▸ **Entries shown**:
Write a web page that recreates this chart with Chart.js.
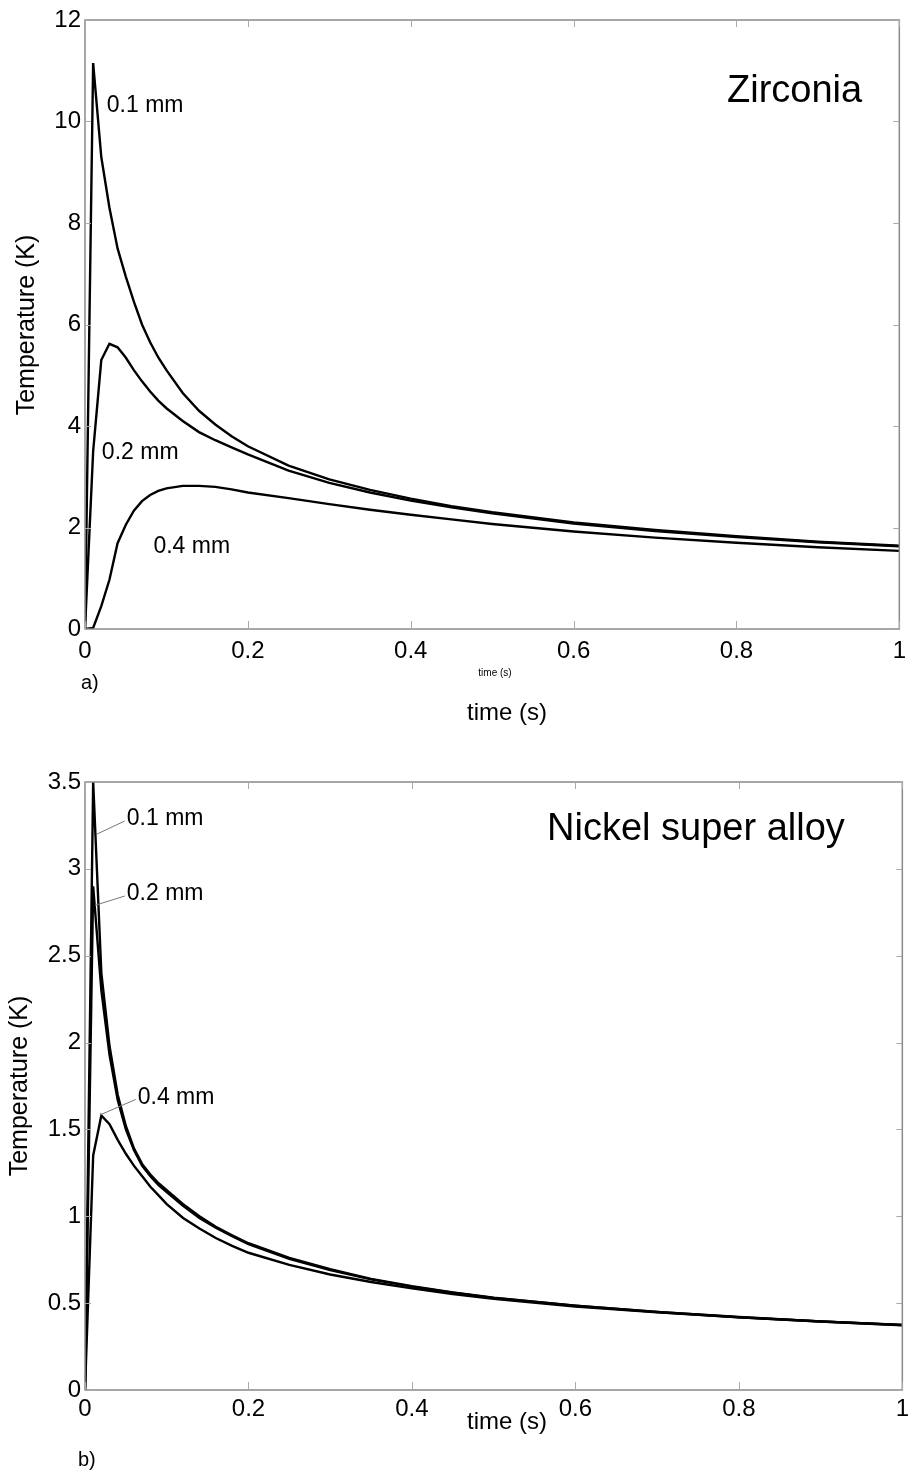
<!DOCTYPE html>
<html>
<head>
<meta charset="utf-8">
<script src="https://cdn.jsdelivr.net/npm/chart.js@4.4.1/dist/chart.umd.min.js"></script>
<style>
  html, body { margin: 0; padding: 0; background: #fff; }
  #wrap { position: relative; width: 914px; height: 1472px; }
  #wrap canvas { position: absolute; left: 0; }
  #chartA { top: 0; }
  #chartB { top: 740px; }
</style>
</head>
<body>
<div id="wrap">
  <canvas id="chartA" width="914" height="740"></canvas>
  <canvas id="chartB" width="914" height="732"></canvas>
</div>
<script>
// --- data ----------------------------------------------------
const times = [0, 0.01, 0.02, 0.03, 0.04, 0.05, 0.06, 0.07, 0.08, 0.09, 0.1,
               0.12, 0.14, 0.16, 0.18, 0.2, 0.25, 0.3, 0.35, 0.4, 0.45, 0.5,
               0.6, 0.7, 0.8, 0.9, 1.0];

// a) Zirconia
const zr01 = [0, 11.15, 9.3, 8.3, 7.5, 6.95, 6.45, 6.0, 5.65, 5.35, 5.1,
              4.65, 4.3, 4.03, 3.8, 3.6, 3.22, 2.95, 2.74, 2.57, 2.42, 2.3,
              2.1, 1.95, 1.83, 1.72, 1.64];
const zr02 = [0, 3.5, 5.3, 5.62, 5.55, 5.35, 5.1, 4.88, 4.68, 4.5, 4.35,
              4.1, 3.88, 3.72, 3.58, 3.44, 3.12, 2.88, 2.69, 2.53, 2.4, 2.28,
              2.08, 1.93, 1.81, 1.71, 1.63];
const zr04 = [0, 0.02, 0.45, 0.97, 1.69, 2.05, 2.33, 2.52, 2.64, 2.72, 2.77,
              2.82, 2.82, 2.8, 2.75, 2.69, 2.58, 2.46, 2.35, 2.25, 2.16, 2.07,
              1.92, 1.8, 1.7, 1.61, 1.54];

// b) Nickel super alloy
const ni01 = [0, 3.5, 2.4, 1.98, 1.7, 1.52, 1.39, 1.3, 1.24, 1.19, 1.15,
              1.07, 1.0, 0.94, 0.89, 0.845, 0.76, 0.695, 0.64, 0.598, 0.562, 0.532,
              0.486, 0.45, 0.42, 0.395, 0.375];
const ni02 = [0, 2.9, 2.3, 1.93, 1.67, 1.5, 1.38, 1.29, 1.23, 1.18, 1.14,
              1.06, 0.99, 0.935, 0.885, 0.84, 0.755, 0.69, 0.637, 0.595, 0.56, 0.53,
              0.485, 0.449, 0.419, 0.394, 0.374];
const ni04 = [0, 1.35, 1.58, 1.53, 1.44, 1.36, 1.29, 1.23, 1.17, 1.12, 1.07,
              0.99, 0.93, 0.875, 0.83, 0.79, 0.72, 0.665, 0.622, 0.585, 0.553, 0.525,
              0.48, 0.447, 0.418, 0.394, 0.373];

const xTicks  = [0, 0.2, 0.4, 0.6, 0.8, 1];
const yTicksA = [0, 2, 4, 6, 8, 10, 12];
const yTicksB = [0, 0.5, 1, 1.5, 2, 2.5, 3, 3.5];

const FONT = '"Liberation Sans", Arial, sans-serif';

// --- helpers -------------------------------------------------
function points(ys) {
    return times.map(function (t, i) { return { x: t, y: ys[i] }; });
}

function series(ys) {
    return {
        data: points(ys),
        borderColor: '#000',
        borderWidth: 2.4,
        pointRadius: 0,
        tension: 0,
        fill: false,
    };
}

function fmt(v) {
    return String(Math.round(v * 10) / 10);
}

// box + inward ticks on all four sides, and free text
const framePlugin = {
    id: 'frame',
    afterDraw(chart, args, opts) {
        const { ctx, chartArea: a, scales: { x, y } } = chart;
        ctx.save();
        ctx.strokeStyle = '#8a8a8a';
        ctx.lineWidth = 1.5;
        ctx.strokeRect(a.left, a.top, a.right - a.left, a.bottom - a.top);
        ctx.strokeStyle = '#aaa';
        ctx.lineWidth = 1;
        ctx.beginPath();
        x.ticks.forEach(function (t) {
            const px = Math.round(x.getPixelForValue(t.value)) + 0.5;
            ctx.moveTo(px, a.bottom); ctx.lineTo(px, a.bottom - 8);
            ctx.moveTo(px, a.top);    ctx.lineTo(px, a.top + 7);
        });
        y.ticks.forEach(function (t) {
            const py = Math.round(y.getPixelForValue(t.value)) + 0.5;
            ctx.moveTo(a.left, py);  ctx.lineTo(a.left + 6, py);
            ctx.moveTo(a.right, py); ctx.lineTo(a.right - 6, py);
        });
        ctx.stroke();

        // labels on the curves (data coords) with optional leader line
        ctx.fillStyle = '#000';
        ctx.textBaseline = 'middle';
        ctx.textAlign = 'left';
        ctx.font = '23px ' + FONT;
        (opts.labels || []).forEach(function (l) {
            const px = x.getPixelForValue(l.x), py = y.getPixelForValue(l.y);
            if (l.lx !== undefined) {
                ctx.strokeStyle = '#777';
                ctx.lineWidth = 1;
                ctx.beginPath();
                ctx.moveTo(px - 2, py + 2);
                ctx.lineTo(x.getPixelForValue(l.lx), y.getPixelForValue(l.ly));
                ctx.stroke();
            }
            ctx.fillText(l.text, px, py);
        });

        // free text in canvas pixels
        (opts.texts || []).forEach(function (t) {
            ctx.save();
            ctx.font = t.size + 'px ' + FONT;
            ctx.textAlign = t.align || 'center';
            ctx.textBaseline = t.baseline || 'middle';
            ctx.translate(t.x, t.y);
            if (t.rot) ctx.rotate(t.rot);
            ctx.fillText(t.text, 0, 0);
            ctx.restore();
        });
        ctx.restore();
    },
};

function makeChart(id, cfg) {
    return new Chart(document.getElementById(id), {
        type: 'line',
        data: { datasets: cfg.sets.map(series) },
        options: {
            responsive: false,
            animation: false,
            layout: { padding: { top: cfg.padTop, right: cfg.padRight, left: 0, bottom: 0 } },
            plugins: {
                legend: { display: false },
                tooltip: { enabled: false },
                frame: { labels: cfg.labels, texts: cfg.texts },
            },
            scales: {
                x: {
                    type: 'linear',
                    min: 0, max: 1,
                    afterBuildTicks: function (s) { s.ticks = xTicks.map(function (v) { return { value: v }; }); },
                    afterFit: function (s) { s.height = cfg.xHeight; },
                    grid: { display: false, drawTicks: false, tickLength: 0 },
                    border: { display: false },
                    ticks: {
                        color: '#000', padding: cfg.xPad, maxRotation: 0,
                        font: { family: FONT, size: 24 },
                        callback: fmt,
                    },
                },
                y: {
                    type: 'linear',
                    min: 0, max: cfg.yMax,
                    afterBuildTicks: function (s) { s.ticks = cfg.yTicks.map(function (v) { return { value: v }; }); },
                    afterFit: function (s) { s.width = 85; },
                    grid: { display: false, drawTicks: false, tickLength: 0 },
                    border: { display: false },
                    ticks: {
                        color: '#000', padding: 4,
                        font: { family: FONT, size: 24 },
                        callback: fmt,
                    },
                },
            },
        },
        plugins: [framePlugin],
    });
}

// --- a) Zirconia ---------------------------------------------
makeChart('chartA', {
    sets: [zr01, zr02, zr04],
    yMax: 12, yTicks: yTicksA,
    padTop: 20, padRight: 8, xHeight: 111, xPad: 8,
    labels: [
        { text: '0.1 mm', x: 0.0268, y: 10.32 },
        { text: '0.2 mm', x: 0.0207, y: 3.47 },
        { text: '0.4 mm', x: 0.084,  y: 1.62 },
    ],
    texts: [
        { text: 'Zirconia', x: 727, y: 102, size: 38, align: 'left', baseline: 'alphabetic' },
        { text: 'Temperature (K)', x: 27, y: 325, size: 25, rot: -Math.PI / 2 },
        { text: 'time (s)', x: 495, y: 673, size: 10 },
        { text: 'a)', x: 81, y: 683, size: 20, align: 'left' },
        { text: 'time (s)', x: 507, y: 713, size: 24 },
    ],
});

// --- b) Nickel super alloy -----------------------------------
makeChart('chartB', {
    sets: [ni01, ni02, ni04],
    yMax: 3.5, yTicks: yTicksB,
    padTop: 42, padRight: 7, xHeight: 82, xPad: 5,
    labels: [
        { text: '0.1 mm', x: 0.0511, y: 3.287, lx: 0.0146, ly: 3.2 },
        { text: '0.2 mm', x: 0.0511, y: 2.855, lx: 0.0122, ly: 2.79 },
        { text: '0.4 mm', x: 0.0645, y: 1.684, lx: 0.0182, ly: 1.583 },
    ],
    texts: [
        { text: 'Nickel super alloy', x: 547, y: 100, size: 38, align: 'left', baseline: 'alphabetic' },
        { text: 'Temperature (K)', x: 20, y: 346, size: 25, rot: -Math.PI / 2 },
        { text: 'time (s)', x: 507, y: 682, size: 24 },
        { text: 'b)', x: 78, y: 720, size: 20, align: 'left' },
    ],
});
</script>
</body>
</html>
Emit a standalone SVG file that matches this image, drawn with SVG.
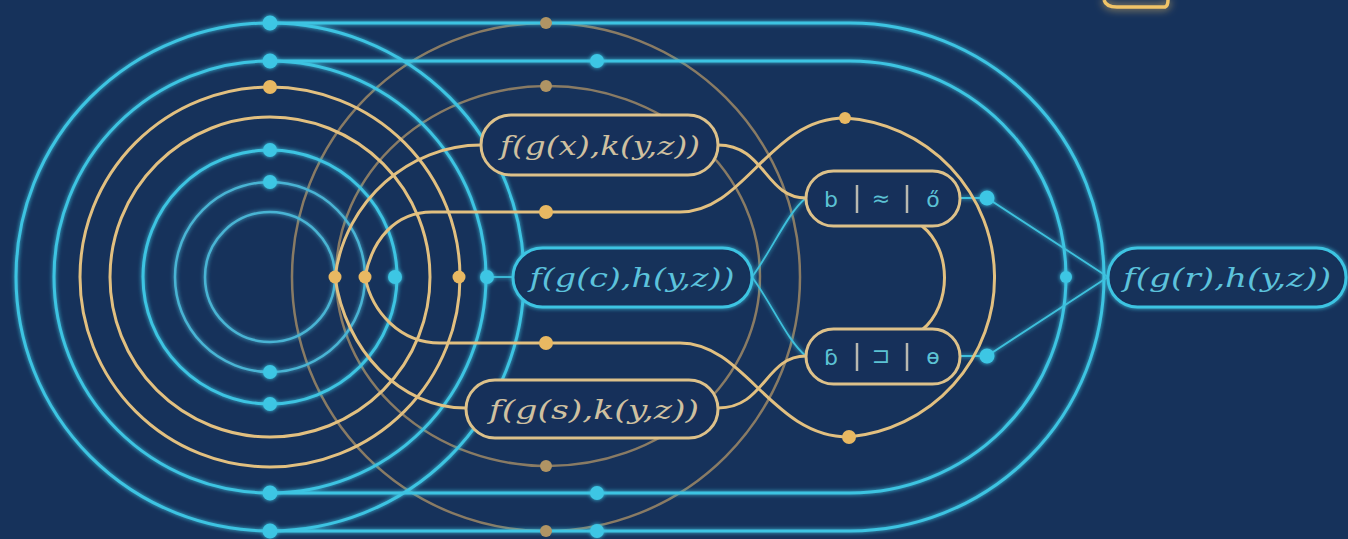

▸ **What you are asked to do**: Return from the data every line that holds "with".

▸ **Correct response**:
Write a web page that recreates this chart with Chart.js.
        // labels on the curves (data coords) with optional leader line
Emit a standalone SVG file that matches this image, drawn with SVG.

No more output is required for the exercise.